We are seeking an experienced Site Reliability Engineer (SRE) to join our high-performance infrastructure and operations team. As an SRE, you will be responsible for ensuring the availability, scalability, performance, and reliability of our production systems. You will work closely with engineering, product, and platform teams to build robust monitoring systems, automate operational tasks, and drive incident management and root cause analysis.

Key Responsibilities :

1. Incident & Alert Management :

- Monitor production systems and handle alerts to ensure minimal service disruption.

- Act as the first point of escalation for production incidents and critical system issues.

- Drive rapid resolution of major incidents to restore services as quickly as possible.

- Coordinate with cross-functional teams, vendors, and service providers to resolve unresolved incidents following defined escalation procedures.

2. Monitoring & Observability :

- Design, implement, and maintain application and infrastructure monitoring using tools such as OpenSearch, ELK, Grafana, Prometheus, PagerDuty, Pingdom, Datadog, and Splunk.
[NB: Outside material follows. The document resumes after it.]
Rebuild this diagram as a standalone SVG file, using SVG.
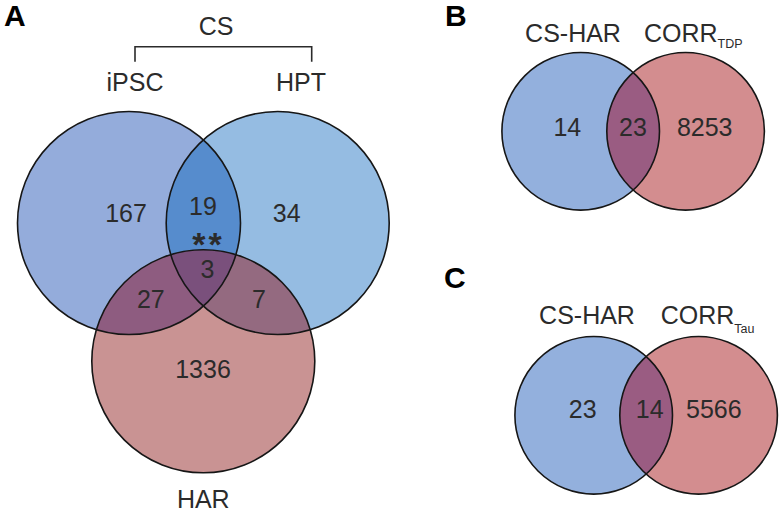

- Ensure robust logging, metrics, and distributed tracing practices are in place to provide full observability into system performance.

- Regularly review and refine monitoring configurations to align with evolving system needs.

3. Automation & Reliability Engineering :

- Collaborate with product and platform engineering teams to develop SOPs (Standard Operating Procedures) for operational excellence.

- Automate deployment, scaling, and operational tasks using tools like Ansible, Kubernetes, and CI/CD frameworks.

- Implement proof-of-concepts (POCs) for new tools and technologies with the aim of integrating them into production environments.

4. Root Cause Analysis & Continuous Improvement :

- Perform detailed root cause analysis for service-impacting events.

- Identify trends and recurring issues to proactively improve system stability.

- Contribute to post-incident reviews and recommend preventive measures.

5. Collaboration & Knowledge Sharing :

- Work in a collaborative, Agile environment, actively participating in sprint planning, retrospectives, and technical discussions.

- Seek expertise from domain specialists and share knowledge with peers.

- Provide technical guidance to junior engineers.

Requirements & Qualifications :

Technical Skills :

- Monitoring & Observability Tools : Hands-on experience with OpenSearch, ELK, Grafana, Prometheus, PagerDuty, Pingdom, Datadog, and Splunk.

- Programming/Scripting : Proficiency in at least two of the following Python, Shell, Ansible (Golang is a plus).

- Cloud & Infrastructure : Strong experience with AWS services, containerized applications, Kubernetes orchestration, and infrastructure automation.

- CI/CD & Developer Tools : Experience with GitLab, Jenkins, and modern CI/CD pipelines.

- System Architecture : Understanding of distributed systems, networking fundamentals, and high-availability architecture.

Soft Skills :

- Strong problem-solving and analytical abilities.

- Excellent communication and documentation skills.

- Ability to work effectively in high-pressure situations and tight deadlines.

- Strong organizational skills with the ability to manage multiple priorities.

Preferred Qualifications :

- Experience with large-scale, mission-critical production systems.

- Familiarity with Agile methodologies and DevOps practices.

- Prior experience driving POCs for production-scale technology adoption.